Merkel evokes EU 'peace project' amid Ukraine crisis
German Chancellor Angela Merkel on Saturday wrapped up the European election campaign for her conservative CDU party, calling the EU a "peace project" that was especially relevant during the crisis in Ukraine.
"Our task today is to again drive forward the peace project and -- especially in view of Ukraine -- to again and again talk to Russia, to again extend our hand, even if we don't always agree with everything" it does, she said.
Hailing the now 28-member EU for bringing peace after World War II, she said, "we solve our conflicts differently today, not with war, but with peaceful talks," German news agency DPA reported.
Merkel, speaking in the southwestern city of Worms, said she wanted her Christian Democrats to emerge the winners in Germany's vote as part of the European parliamentary elections on Sunday.
Addressing the ongoing financial woes of some EU member states, she again spoke out against a pooling of debt, while pledging to help countries in need that are ready to implement necessary economic reforms.
"We stand in solidarity, we help, but we also require those who need the help to do their homework," she said.

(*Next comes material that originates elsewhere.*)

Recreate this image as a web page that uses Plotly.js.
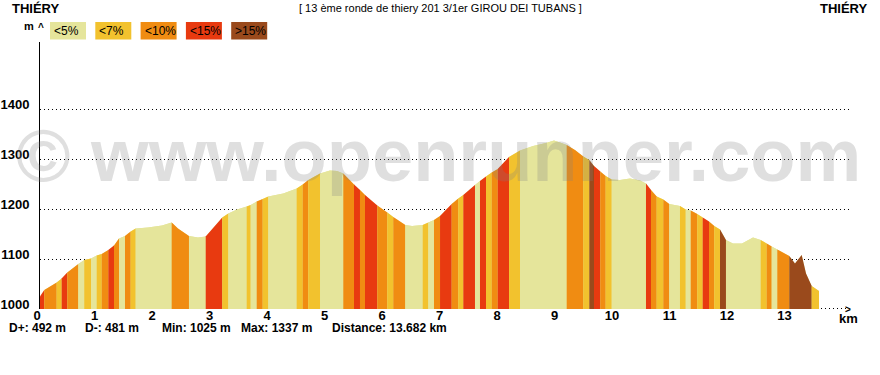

The European lead candidate of the centre-left Social Democrats, Martin Schulz, a German, also evoked the memory and lessons of World War II, in a campaign speech in Frankfurt.
In an election where populist and anti-immigrant parties are expected to make strong gains in many countries, he urged citizens to counter the rise of right-wing and anti-EU groups.
"They are the same ones who again propagate nationalist rhetoric, anti-Semitism, hatred and xenophobia," he said.
More than 64 million voters in the EU's most populous nation -- including 61 million Germans and almost three million other EU citizens living there -- are eligible to vote Sunday.
Germany will send 96 legislators to the 766-seat European parliament.
A recent German court ruling that eliminated a three-percent threshold to enter parliament is expected to give a boost to small fringe parties including the far-right National Democratic Party of Germany (NPD), while the eurosceptic Alternative for Germany (AFD) is also expected to win seats for the first time.